方时勉独自走回抢救室,他是走的消防通道,走得很慢,边走边抹眼泪。
要是再去早一点,要是早点想到顺哥会往江北走就好了,明明赵佑的高中就在那个方向,他还带他去过一次,怎么会想不到。
怎么会忘掉……
方时勉走得慢脚步又轻,等他上到赵顺的抢救室,楼梯间方才亮起的灯早已熄灭,直到恍惚中闻到一股熟悉的烟草味,他抬起头,恰时楼道里的灯倏然亮起。
霍仲山英挺的面容在医院偏冷的白炽灯下格外冷峻,他脸上表情很淡,神色漠然倦怠,眉目微垂,手上的烟燃到一半,白色烟气缓缓散开。

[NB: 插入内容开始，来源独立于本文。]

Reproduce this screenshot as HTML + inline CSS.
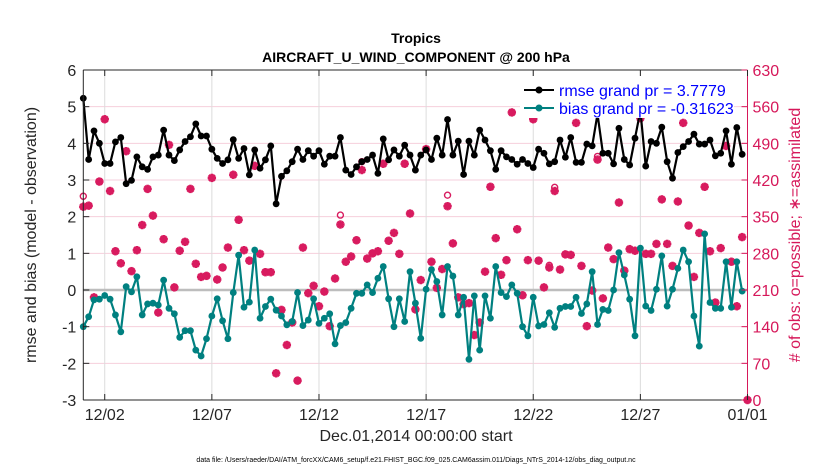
<!DOCTYPE html>
<html><head><meta charset="utf-8">
<style>
html,body{margin:0;padding:0;background:#fff;}
svg{display:block;font-family:"Liberation Sans",sans-serif;}
</style></head>
<body>
<svg id="chart" width="830" height="470" viewBox="0 0 830 470" xmlns="http://www.w3.org/2000/svg">
<rect x="0" y="0" width="830" height="470" fill="#fff"/>
<text x="416" y="43" text-anchor="middle" font-size="14" font-weight="bold">Tropics</text>
<text x="416" y="62" text-anchor="middle" font-size="14" font-weight="bold">AIRCRAFT_U_WIND_COMPONENT @ 200 hPa</text>
<g id="grid"></g>
<g id="marks"></g>
<g id="axes"></g>
<text x="416" y="441" text-anchor="middle" font-size="16" fill="#262626">Dec.01,2014 00:00:00 start</text>
<text transform="translate(36,235) rotate(-90)" text-anchor="middle" font-size="16" fill="#262626">rmse and bias (model - observation)</text>
<text transform="translate(800,235) rotate(-90)" text-anchor="middle" font-size="16" fill="#d6185a"># of obs: o=possible; ∗=assimilated</text>
<text x="416" y="462" text-anchor="middle" font-size="7" fill="#000">data file: /Users/raeder/DAI/ATM_forcXX/CAM6_setup/f.e21.FHIST_BGC.f09_025.CAM6assim.011/Diags_NTrS_2014-12/obs_diag_output.nc</text>
<g id="legend">
  <rect x="520" y="76" width="214" height="42" fill="#fff"/>
  <line x1="524" y1="90" x2="554" y2="90" stroke="#000" stroke-width="2"/>
  <circle cx="539" cy="90" r="3.5" fill="#000"/>
  <text x="559" y="96" font-size="16" fill="#0000ff">rmse grand pr = 3.7779</text>
  <line x1="524" y1="108" x2="554" y2="108" stroke="#008080" stroke-width="2"/>
  <circle cx="539" cy="108" r="3.5" fill="#008080"/>
  <text x="559" y="114" font-size="16" fill="#0000ff">bias grand pr = -0.31623</text>
</g>
</svg>
<script>
const rmse = [5.23,3.56,4.34,4.0,3.45,3.45,4.04,4.16,2.9,2.99,3.63,3.36,3.29,3.63,3.68,4.36,3.68,3.53,3.82,4.05,4.18,4.53,4.2,4.2,3.84,3.59,3.45,3.55,4.1,3.59,3.86,3.14,3.82,3.32,3.55,3.93,2.35,3.1,3.25,3.5,3.84,
3.56,3.8,3.65,3.8,3.43,3.65,3.65,4.16,3.27,3.15,3.36,3.5,3.56,3.68,3.18,4.12,3.55,3.82,3.65,3.95,3.68,3.27,3.68,3.82,3.56,4.14,3.68,4.65,3.68,4.06,3.15,4.06,3.68,4.36,4.09,3.8,3.29,3.8,3.63,3.56,3.43,3.56,3.45,
3.34,3.84,3.73,3.44,3.5,4.09,3.62,4.16,3.48,3.48,3.98,3.93,4.8,3.73,3.73,3.44,4.41,3.56,3.41,4.14,4.89,3.38,4.05,4.0,4.44,3.5,3.05,3.75,3.91,4.05,4.25,3.98,3.98,4.09,3.66,3.73,4.34,3.43,4.43,3.7];
const bias = [-1.0,-0.73,-0.27,-0.25,-0.15,-0.25,-0.68,-1.14,0.09,-0.05,0.36,-0.68,-0.38,-0.36,-0.41,0.27,-0.5,-0.65,-1.29,-1.11,-1.11,-1.64,-1.8,-1.33,-0.71,-0.24,-0.84,-1.33,-0.07,0.95,-0.47,-0.33,1.09,-0.77,-0.45,-0.25,-0.55,-0.71,-0.95,-0.86,-0.07,
-0.97,-0.82,-0.24,-0.91,-0.77,-0.65,-1.47,-0.97,-0.89,-0.5,-0.09,-0.09,0.14,-0.07,0.32,0.64,-0.24,-1.0,-0.24,-0.86,0.5,-0.36,-1.32,0.02,0.56,0.23,-0.68,0.64,0.38,-0.68,-0.2,-1.89,-0.16,-1.64,-0.16,-0.77,0.64,-0.07,-0.18,0.14,-0.09,-1.0,-1.25,
-0.2,-0.98,-0.94,-0.62,-1.02,-0.5,-0.45,-0.45,-0.2,-0.64,-0.38,0.5,-0.94,-0.53,-0.56,0.0,1.02,0.41,-0.25,-1.25,1.14,-0.44,-0.56,0.02,0.93,-0.44,0.02,0.59,1.09,0.77,-0.71,-1.53,1.53,-0.34,-0.5,-0.5,0.77,-0.47,0.77,-0.03];
const nAssim = [369,371,196,417,536,399,284,261,475,246,286,334,403,352,167,307,487,215,285,302,403,260,235,237,424,230,253,291,430,344,286,266,447,279,244,244,51,172,105,148,37,
291,204,218,179,207,141,232,335,264,274,305,439,270,280,284,451,304,319,279,451,356,173,229,479,264,214,250,370,299,196,183,185,124,148,245,407,309,239,267,549,326,200,267,
536,266,215,253,399,249,278,277,529,256,141,209,459,194,291,269,377,247,288,285,538,279,279,298,383,298,256,379,529,333,235,319,407,284,186,290,485,264,179,311,0];
const nPossExtra = {0:20,48:18,52:16,68:21,87:4,88:7,96:6};
const xTickLabels = ["12/02","12/07","12/12","12/17","12/22","12/27","01/01"];
const xTickDays = [1,6,11,16,21,26,31];
const yLeftTicks = [-3,-2,-1,0,1,2,3,4,5,6];
const yRightTicks = [0,70,140,210,280,350,420,490,560,630];

const NS="http://www.w3.org/2000/svg";
const L=83.3,R=747.5,T=70,B=400;
const xDay=d=>L+(d/31)*(R-L);
const xIdx=i=>xDay(i*0.25);
const yL=v=>B-(v+3)/9*(B-T);
const yR=c=>B-c/630*(B-T);
function mk(tag,attrs,parent){const e=document.createElementNS(NS,tag);for(const k in attrs)e.setAttribute(k,attrs[k]);parent.appendChild(e);return e;}
const grid=document.getElementById('grid'),marks=document.getElementById('marks'),axes=document.getElementById('axes');

yLeftTicks.forEach(v=>{if(v===-3||v===6||v===0)return;
  const g=mk('line',{x1:L,x2:R,y1:yL(v),y2:yL(v),stroke:'#f6cfdc','stroke-width':1},grid);
  
  
});
xTickDays.forEach(d=>{
  const g=mk('line',{x1:xDay(d),x2:xDay(d),y1:T,y2:B,stroke:'#dcdcdc','stroke-width':1},grid);
  
  
});
const z=mk('line',{x1:L,x2:R,y1:yL(0),y2:yL(0),stroke:'#bdbdbd','stroke-width':2.5},grid);



// obs count markers
nAssim.forEach((c,i)=>{
  const x=xIdx(i),y=yR(c);
  const g=mk('g',{},marks);
  
  
  const col='#d81b5f';
  for(let a=0;a<4;a++){const ang=a*Math.PI/4;const dx=4.2*Math.cos(ang),dy=4.2*Math.sin(ang);
    mk('line',{x1:x-dx,y1:y-dy,x2:x+dx,y2:y+dy,stroke:col,'stroke-width':2.6},g);}
  mk('circle',{cx:x,cy:y,r:2.6,fill:col},g);
  const p=c+(nPossExtra[i]||0);
  mk('circle',{cx:x,cy:yR(p),r:3,fill:'none',stroke:col,'stroke-width':1.4},g);
});

function series(vals,color,name){
  const pts=vals.map((v,i)=>xIdx(i).toFixed(1)+','+yL(v).toFixed(1)).join(' ');
  const pl=mk('polyline',{points:pts,fill:'none',stroke:color,'stroke-width':2.2,'stroke-linejoin':'round'},marks);
  
  
  vals.forEach((v,i)=>{
    const c=mk('circle',{cx:xIdx(i),cy:yL(v),r:3.4,fill:color},marks);
    
    
  });
}
series(rmse,'#000','rmse');
series(bias,'#008080','bias');

// axes frame
mk('line',{x1:L,x2:R,y1:T,y2:T,stroke:'#262626','stroke-width':1},axes);
mk('line',{x1:L,x2:R,y1:B,y2:B,stroke:'#262626','stroke-width':1},axes);
mk('line',{x1:L,x2:L,y1:T,y2:B,stroke:'#262626','stroke-width':1},axes);
mk('line',{x1:R,x2:R,y1:T,y2:B,stroke:'#d6185a','stroke-width':1},axes);
yLeftTicks.forEach(v=>{
  mk('line',{x1:L,x2:L+6,y1:yL(v),y2:yL(v),stroke:'#262626'},axes);
  const t=mk('text',{x:L-7,y:yL(v)+6,'text-anchor':'end','font-size':16,fill:'#262626'},axes);
  t.textContent=v;
  
  
});
yRightTicks.forEach(c=>{
  mk('line',{x1:R-6,x2:R,y1:yR(c),y2:yR(c),stroke:'#d6185a'},axes);
  const t=mk('text',{x:R+5,y:yR(c)+6,'font-size':16,fill:'#d6185a'},axes);
  t.textContent=c;
  
  
});
xTickDays.forEach((d,k)=>{
  mk('line',{x1:xDay(d),x2:xDay(d),y1:B,y2:B-6,stroke:'#262626'},axes);
  mk('line',{x1:xDay(d),x2:xDay(d),y1:T,y2:T+6,stroke:'#262626'},axes);
  const t=mk('text',{x:xDay(d),y:B+20,'text-anchor':'middle','font-size':16,fill:'#262626'},axes);
  t.textContent=xTickLabels[k];
  
  
});
// legend on top
document.getElementById('chart').appendChild(document.getElementById('legend'));
</script>
</body></html>
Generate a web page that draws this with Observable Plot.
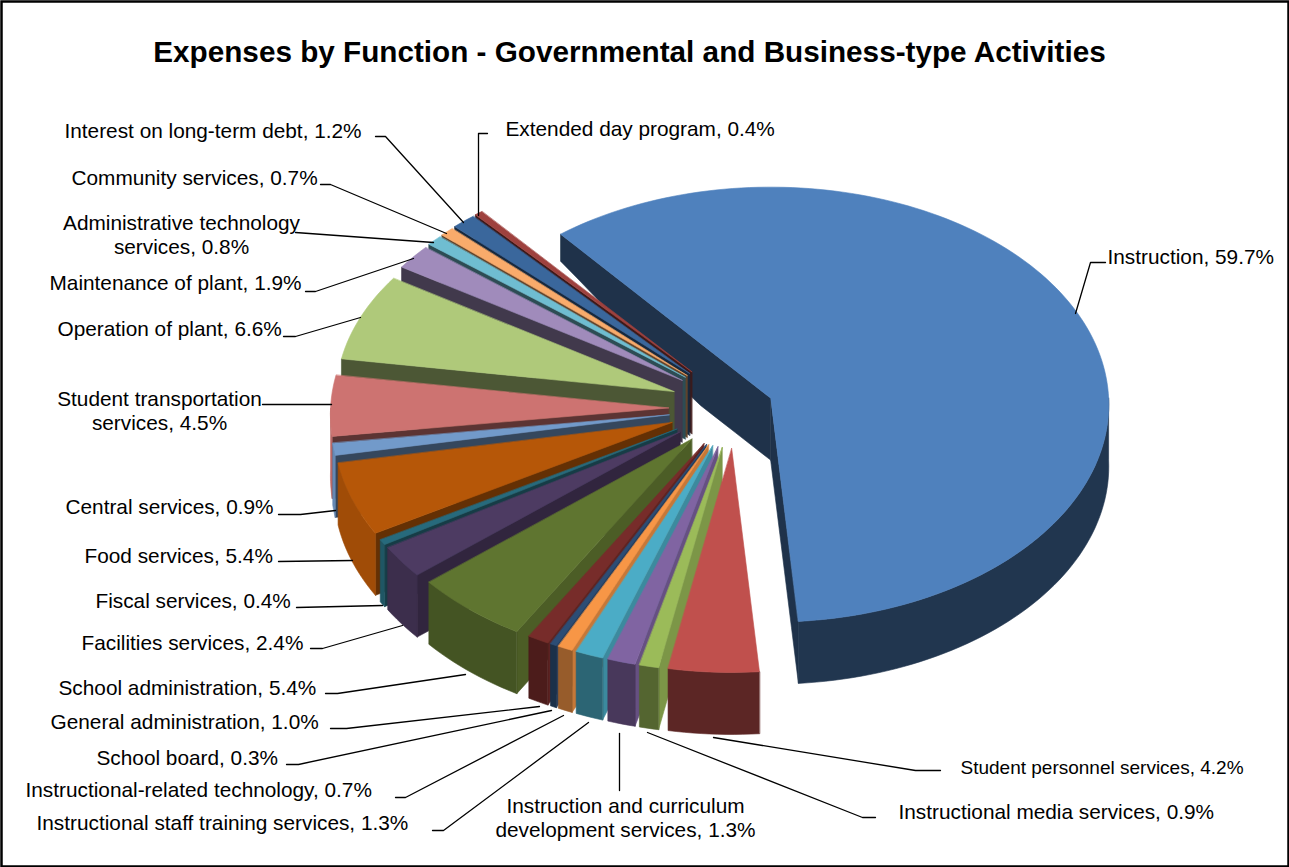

光线明亮起来时,男人已经将视线落到了方时勉身上,周身的凌厉的气势逐渐温和下来。
方时勉把脸上的泪痕擦去,声音还有些哽咽,“霍哥。”
少年的泣音在空荡的楼道里显得格外迷茫悲伤。
明明救人的时候那样英勇,那副不要命豁出去的架势,连霍仲山也是第一次发觉这孩子竟然还有这一面。
“来。”霍仲山把烟熄灭,朝方时勉伸出手。
男人身上的上位者气势令他即使表现得温和优雅,也会让人产生出高不可攀的敬畏感。
方时勉站在原地没动,瞪大眼睛望着居高临下的男人,像是做错事,恐惧责骂的孩子。
“过来,怕什么,你救了赵顺,做得很好,没有谁比你更勇敢。”
霍仲山此刻的视线异常柔和。
灯灭掉之后,又随着方时勉慢慢往上的步伐重新亮起来。
方时勉其实是很能忍耐的人,他跌跌撞撞走到现在,吃了很多苦。
有些疼痛承受不了,大脑就帮他忘记,他努力让自己变好起来,把年少时丢失掉的自尊心也偷偷摸摸的缝补起来。
他不断自责自己在赵顺这件事情上犯下的错误,害怕走到那间抢救室门口听到那些很不好的消息。
身上的擦伤还在火辣辣的痛,这些他都能在沉默里消化掉,他以为他都可以忍受的。
可是霍仲山对他说,你没有错。
烟草味与昂贵西装上沾染的木质薰香混合成一种特殊的味道,这种淡香很熟悉,莫名带来一种安心。
方时勉鼻尖一酸,眼眶瞬间就红了。
他抱住霍仲山,头垂下来,呜咽着失声痛哭,断断续续地问:“顺哥出来了吗?他还好吗?我…我不敢,不敢去看。”
他带赵顺坐上救护车时,赵顺面容惨白,手脚冰凉,仪器不断地发出尖锐警报。
只记得那些人说,那些人说,病人没有生命体征了……
霍仲山摸着方时勉垂下去的脑袋,语气很轻,像是在哄一个脆弱的孩童,“还在抢救,不要担心,我带了心脏方面很厉害的医生过来,等他情况稍微好转,就带他去安和治疗,用最先进的设备和疗效最好的药物,他不会死的,赵家把他养的很好,很健康。”
“你救了他,很及时,勉勉做的很好。”
“是吗?”方时勉泪眼朦胧地抬头望向霍仲山。
这一眼实在可怜,像是被丢弃之后忽然又被主人找回去的小狗,尾巴耷拉着,只敢远远地跟在人身后,委屈迷茫,不敢确定。
“相信我,你救了他,很及时。”霍仲山抚摸着少年不断颤抖的脊背,像是在抚平那颗不安的心,“赵顺一定不会死。”
“你是我见过的,最勇敢的人。”
第一次见面的晚宴,无人的盘山公路,还有这次的高架桥。
这样一个看似脆弱、不堪一击的小家伙,却永远都在出乎他的意料。
他就像是一颗有着固定轨道的小行星,不会超出自己的领域范围,却会在自己的轨道上坚毅不屈地前行。
方时勉慢慢停止哽咽,偷偷擦掉眼泪。
两人重新走到抢救室外的走廊时,那手术室门口的红灯还亮着。